After careful review of the record, we conclude that the district court’s findings and conclusions in this case are specific, permit meaningful review, and are supported by the record, and as a result, the district court did not commit reversible error by adopting the respondent’s proposed findings of fact and conclusions of law.

IV.

Appellant claims that the jury findings on percentage of completion are contrary to the evidence and warrant a new trial. 

Standard of Review

A jury’s answer to a special-verdict question will not be set aside unless it is “perverse and palpably contrary to the evidence” and “no reasonable mind could find as did the jury.”  Russell v. Johnson, 608 N.W.2d 895, 899 (Minn. App. 2000) (citation omitted).

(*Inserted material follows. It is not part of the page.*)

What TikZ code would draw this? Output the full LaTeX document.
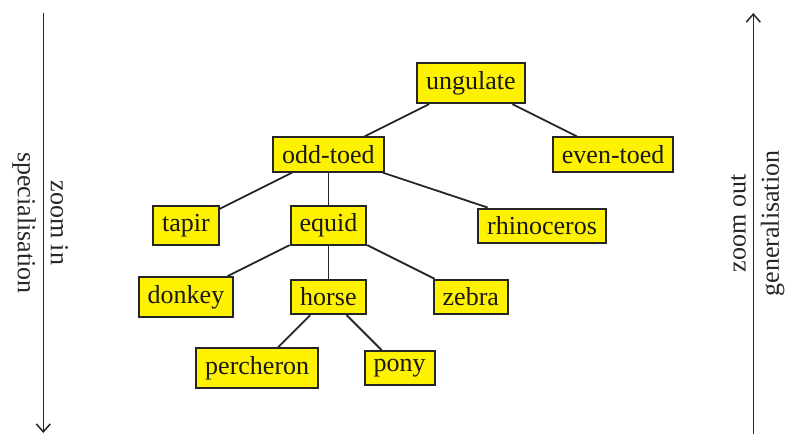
\documentclass[tikz,border=0pt]{standalone}
\usepackage{fontspec}
\setmainfont{Liberation Serif}
\usetikzlibrary{arrows.meta}
\begin{document}
\begin{tikzpicture}[x=0.5pt,y=-0.5pt,
  box/.style={draw=black!85, fill=yellow, line width=1pt, inner xsep=4.5pt, inner ysep=4pt, font=\fontsize{13}{15}\selectfont, text=black!90},
  edge/.style={draw=black!85, line width=0.9pt},
  axis/.style={draw=black!85, line width=0.75pt, -{Straight Barb[length=4pt,width=7pt]}},
  lab/.style={font=\fontsize{13}{15}\selectfont, sloped, text=black!85, midway}]
\useasboundingbox (0,0) rectangle (787,434);
\def\cx#1{186+71.2*#1}
\def\ry#1{83.3+71.2*#1}
\node[box] (ung) at ({\cx{4}},{\ry{0}}) {ungulate};
\node[box] (odd) at ({\cx{2}},{\ry{1}}) {odd-toed};
\node[box] (even) at ({\cx{6}},{\ry{1}}) {even-toed};
\node[box] (tapir) at ({\cx{0}},{\ry{2}}) {tapir};
\node[box] (equid) at ({\cx{2}},{\ry{2}}) {equid};
\node[box] (rhino) at ({\cx{5}},{\ry{2}}) {rhinoceros};
\node[box] (donkey) at ({\cx{0}},{\ry{3}}) {donkey};
\node[box] (horse) at ({\cx{2}},{\ry{3}}) {horse};
\node[box] (zebra) at ({\cx{4}},{\ry{3}}) {zebra};
\node[box] (perch) at ({\cx{1}},{\ry{4}}) {percheron};
\node[box] (pony) at ({\cx{3}},{\ry{4}}) {pony};
\draw[edge] (ung) -- (odd);
\draw[edge] (ung) -- (even);
\draw[edge] (odd) -- (tapir);
\draw[edge] (odd) -- (equid);
\draw[edge] (odd) -- (rhino);
\draw[edge] (equid) -- (donkey);
\draw[edge] (equid) -- (horse);
\draw[edge] (equid) -- (zebra);
\draw[edge] (horse) -- (perch);
\draw[edge] (horse) -- (pony);
\coordinate (lt) at (43.3,12.7);
\coordinate (lb) at (43.3,433);
\coordinate (rb) at (753.3,434);
\coordinate (rt) at (753.3,13);
\draw[axis] (lt) -- (lb) node[lab, above] {zoom in} node[lab, below] {specialisation};
\draw[axis] (rb) -- (rt) node[lab, above] {zoom out} node[lab, below] {generalisation};
\end{tikzpicture}
\end{document}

Sufficiency of the Evidence

The jury was asked to determine what percentage of construction-management services had been “completed” as of two specific dates.  Appellant argues that there is no credible evidence to support the findings that construction-management services were 30% complete on January 31, 1995 and 32% complete on April 3, 1995.  But appellant’s witness testified that determining the completion percentage involved a degree of subjective judgment, and cannot be fixed absolutely until the final inspection.  The jury also received photographs of the construction site and a model of the casino.  Reasonable minds could make the same factual determination, based on all of the evidence, as did the jury.  We conclude the jury’s findings are not perverse or palpably contrary to the evidence.

            Affirmed.



[1] FNG, although a listed party to this case, has no assets, is insolvent, and has not been an operating entity since 1996.  FNG has never answered the complaint and is in default.